■ DATA:
┌──

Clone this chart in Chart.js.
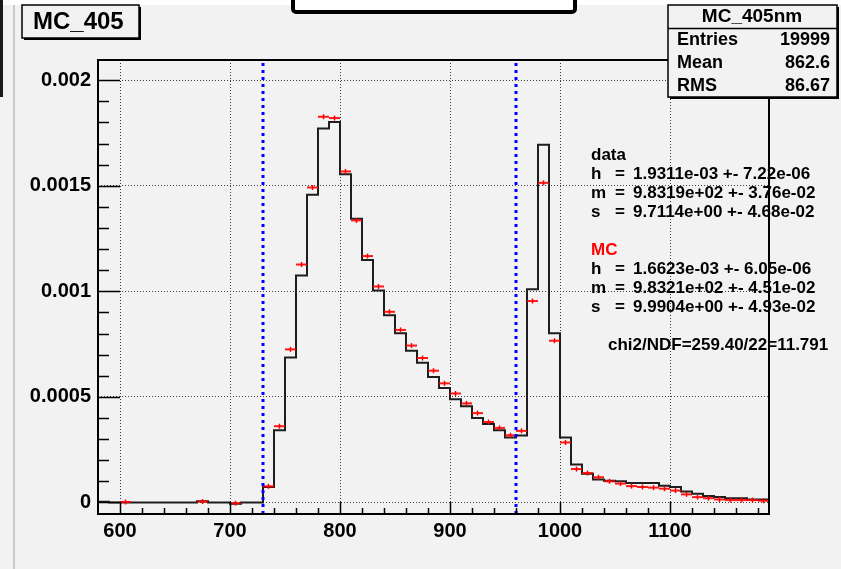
<!DOCTYPE html>
<html>
<head>
<meta charset="utf-8">
<title>MC_405</title>
<script src="https://cdn.jsdelivr.net/npm/chart.js@4.4.1/dist/chart.umd.min.js"></script>
<style>
  html, body { margin: 0; padding: 0; background: #f2f2f2; }
  canvas { display: block; }
</style>
</head>
<body>
<canvas id="mc405" width="841" height="569"></canvas>
<script>
// binning of the histogram (nm)
const binLow = 580;
const binWidth = 10;

// black histogram ("data"), one value per bin from 580 to 1190, read in units of 1e-3
const dataValues = [
  0.003, 0, 0, 0, 0, 0, 0, 0, 0, 0.005, 0, 0, -0.006, 0, 0,
  0.073, 0.342, 0.686, 1.075, 1.458, 1.772, 1.802, 1.555, 1.344, 1.148,
  1.004, 0.887, 0.801, 0.719, 0.662, 0.594, 0.542, 0.489, 0.456, 0.400,
  0.371, 0.342, 0.307, 0.317, 1.010, 1.694, 0.801, 0.307, 0.179, 0.136,
  0.109, 0.103, 0.100, 0.092, 0.092, 0.092, 0.079, 0.073, 0.052, 0.041,
  0.030, 0.025, 0.020, 0.020, 0.014, 0.014
];

// red markers ("MC"), same bins, units of 1e-3 (null = empty bin)
const mcValues = [
  null, null, 0.002, null, null, null, null, null, null, 0.004, null, null, -0.004, null, null,
  0.076, 0.361, 0.725, 1.127, 1.492, 1.827, 1.821, 1.568, 1.336, 1.167,
  1.023, 0.903, 0.817, 0.743, 0.684, 0.624, 0.564, 0.516, 0.469, 0.423,
  0.381, 0.353, 0.318, 0.339, 0.954, 1.514, 0.766, 0.284, 0.158, 0.139,
  0.119, 0.100, 0.089, 0.077, 0.073, 0.070, 0.065, 0.056, 0.038, 0.025,
  0.020, 0.014, 0.011, 0.011, 0.011, 0.008
];

// fit window (blue dotted lines)
const cutLines = [730, 960];

const xTickValues = [600, 700, 800, 900, 1000, 1100];
const yTickValues = [0, 0.0005, 0.001, 0.0015, 0.002];
const yTickLabels = ["0", "0.0005", "0.001", "0.0015", "0.002"];

const xMin = 580, xMax = 1190;
const yMin = -0.000055, yMax = 0.002096;

const histTitle = "MC_405";
const statsTitle = "MC_405nm";
const statsRows = [["Entries", "19999"], ["Mean", "862.6"], ["RMS", "86.67"]];

const fitData = [["h", "1.9311e-03 +- 7.22e-06"], ["m", "9.8319e+02 +- 3.76e-02"], ["s", "9.7114e+00 +- 4.68e-02"]];
const fitMC = [["h", "1.6623e-03 +- 6.05e-06"], ["m", "9.8321e+02 +- 4.51e-02"], ["s", "9.9904e+00 +- 4.93e-02"]];
const chi2Text = "chi2/NDF=259.40/22=11.791";

const FONT = '"Liberation Sans", Arial, Helvetica, sans-serif';

// stepped outline: one point on each left bin edge + closing point at the last edge
const histPoints = dataValues.map((v, i) => ({ x: binLow + i * binWidth, y: v / 1000 }));
histPoints.push({ x: binLow + dataValues.length * binWidth, y: dataValues[dataValues.length - 1] / 1000 });

const mcPoints = [];
mcValues.forEach((v, i) => {
  if (v !== null) mcPoints.push({ x: binLow + (i + 0.5) * binWidth, y: v / 1000 });
});

const cutDatasets = cutLines.map((c) => ({
  data: [{ x: c, y: yMin }, { x: c, y: yMax }],
  borderColor: "#0000ff",
  borderWidth: 3,
  borderDash: [3, 4],
  pointRadius: 0,
  order: 0,
}));

// ROOT-like pad decoration: frame, inside ticks, boxes and fit text
const rootPad = {
  id: "rootPad",
  beforeDraw(chart) {
    const ctx = chart.ctx;
    ctx.save();
    ctx.fillStyle = "#f2f2f2";
    ctx.fillRect(0, 0, chart.width, chart.height);
    ctx.fillStyle = "#ffffff";
    ctx.fillRect(0, 0, chart.width, 5);
    ctx.fillStyle = "#1a1a1a";
    ctx.fillRect(0, 0, 3, 97);
    ctx.fillStyle = "#c8c8c8";
    ctx.fillRect(13, 5, 2, chart.height);
    // the cut-off box at the top
    ctx.fillStyle = "#ffffff";
    ctx.strokeStyle = "#000";
    ctx.lineWidth = 4;
    ctx.beginPath();
    ctx.roundRect(293, -6, 282, 18, 3);
    ctx.fill();
    ctx.stroke();
    ctx.restore();
  },
  afterDraw(chart) {
    const ctx = chart.ctx;
    const a = chart.chartArea;
    const xs = chart.scales.x, ys = chart.scales.y;
    ctx.save();

    // frame
    ctx.strokeStyle = "#000";
    ctx.lineWidth = 2;
    ctx.strokeRect(a.left, a.top, a.right - a.left, a.bottom - a.top);

    // ticks inside the frame
    ctx.lineWidth = 1.5;
    ctx.beginPath();
    for (let v = 600; v < xMax; v += 20) {
      const px = Math.round(xs.getPixelForValue(v)) + 0.5;
      const len = xTickValues.includes(v) ? 12 : 6;
      ctx.moveTo(px, a.bottom);
      ctx.lineTo(px, a.bottom - len);
    }
    for (let k = 0; k <= 20; k++) {
      const py = Math.round(ys.getPixelForValue(k * 0.0001)) + 0.5;
      const len = k % 5 === 0 ? 22 : 11;
      ctx.moveTo(a.left, py);
      ctx.lineTo(a.left + len, py);
    }
    ctx.stroke();

    // title box
    ctx.fillStyle = "#000";
    ctx.fillRect(24, 7, 117, 33);
    ctx.fillStyle = "#f2f2f2";
    ctx.fillRect(22, 5, 117, 33);
    ctx.lineWidth = 1.5;
    ctx.strokeRect(22, 5, 117, 33);
    ctx.fillStyle = "#000";
    ctx.font = "bold 24px " + FONT;
    ctx.textBaseline = "middle";
    ctx.textAlign = "left";
    ctx.fillText(histTitle, 33, 22);

    // stats box
    ctx.fillStyle = "#000";
    ctx.fillRect(670, 7, 169, 92);
    ctx.fillStyle = "#f2f2f2";
    ctx.fillRect(668, 5, 169, 92);
    ctx.strokeStyle = "#000";
    ctx.lineWidth = 1.5;
    ctx.strokeRect(668, 5, 169, 92);
    ctx.beginPath();
    ctx.moveTo(668, 28.5);
    ctx.lineTo(837, 28.5);
    ctx.stroke();
    ctx.fillStyle = "#000";
    ctx.font = "bold 19px " + FONT;
    ctx.textAlign = "center";
    ctx.fillText(statsTitle, 752, 17);
    ctx.font = "bold 18px " + FONT;
    statsRows.forEach((r, i) => {
      const y = 40 + i * 23;
      ctx.textAlign = "left";
      ctx.fillText(r[0], 677, y);
      ctx.textAlign = "right";
      ctx.fillText(r[1], 830, y);
    });

    // fit results
    ctx.font = "bold 17px " + FONT;
    ctx.textAlign = "left";
    const step = 19;
    const drawBlock = (label, color, rows, y0) => {
      ctx.fillStyle = color;
      ctx.fillText(label, 591, y0);
      ctx.fillStyle = "#000";
      rows.forEach((r, i) => {
        const y = y0 + (i + 1) * step;
        ctx.fillText(r[0], 591, y);
        ctx.fillText("=", 615, y);
        ctx.fillText(r[1], 633, y);
      });
    };
    drawBlock("data", "#000", fitData, 155);
    drawBlock("MC", "#ff0000", fitMC, 155 + 5 * step);
    ctx.fillStyle = "#000";
    ctx.fillText(chi2Text, 608, 155 + 10 * step);

    ctx.restore();
  },
};

const tickFont = { family: FONT, size: 20, weight: "bold" };

const config = {
  type: "line",
  data: {
    datasets: [
      ...cutDatasets,
      {
        label: "MC",
        data: mcPoints,
        showLine: false,
        pointStyle: "line",
        pointRadius: 5.5,
        pointBorderWidth: 2,
        pointBorderColor: "rgba(255,0,0,0.9)",
        pointBackgroundColor: "rgba(255,0,0,0.9)",
        order: 1,
      },
      {
        label: "MC err",
        data: mcPoints,
        showLine: false,
        pointStyle: "line",
        pointRotation: 90,
        pointRadius: 2.5,
        pointBorderWidth: 1.5,
        pointBorderColor: "#ff0000",
        order: 1,
      },
      {
        label: "data",
        data: histPoints,
        stepped: "before",
        borderColor: "#1e1e1e",
        borderWidth: 2,
        pointRadius: 0,
        fill: false,
        order: 2,
      },
    ],
  },
  options: {
    responsive: false,
    animation: false,
    events: [],
    layout: { padding: { top: 60, right: 72, left: 0, bottom: 0 }, autoPadding: false },
    plugins: {
      legend: { display: false },
      tooltip: { enabled: false },
    },
    scales: {
      x: {
        type: "linear",
        min: xMin,
        max: xMax,
        afterBuildTicks: (scale) => { scale.ticks = xTickValues.map((v) => ({ value: v })); },
        afterFit: (scale) => { scale.height = 55; },
        grid: { color: "#3a3a3a", lineWidth: 1, drawTicks: false },
        border: { display: false, dash: [1, 2] },
        ticks: {
          color: "#000",
          font: tickFont,
          padding: 5,
          maxRotation: 0,
          autoSkip: false,
          callback: (v) => String(v),
        },
      },
      y: {
        type: "linear",
        min: yMin,
        max: yMax,
        afterBuildTicks: (scale) => { scale.ticks = yTickValues.map((v) => ({ value: v })); },
        afterFit: (scale) => { scale.width = 98; },
        grid: { color: "#3a3a3a", lineWidth: 1, drawTicks: false },
        border: { display: false, dash: [1, 2] },
        ticks: {
          color: "#000",
          font: tickFont,
          padding: 7,
          autoSkip: false,
          callback: (v) => yTickLabels[yTickValues.indexOf(v)],
        },
      },
    },
  },
  plugins: [rootPad],
};

const ctx = document.getElementById("mc405").getContext("2d");
const mcChart = new Chart(ctx, config);
</script>
</body>
</html>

└──

■ EXERCISE AIM:
Everything from the first line of the listing above through the line that contains "const binWidth = 10;" is to be restated word for word, minus the pictures.

■ OUTPUT FOR THIS TASK:
Clone this chart in Chart.js.
<!DOCTYPE html>
<html>
<head>
<meta charset="utf-8">
<title>MC_405</title>
<script src="https://cdn.jsdelivr.net/npm/chart.js@4.4.1/dist/chart.umd.min.js"></script>
<style>
  html, body { margin: 0; padding: 0; background: #f2f2f2; }
  canvas { display: block; }
</style>
</head>
<body>
<canvas id="mc405" width="841" height="569"></canvas>
<script>
// binning of the histogram (nm)
const binLow = 580;
const binWidth = 10;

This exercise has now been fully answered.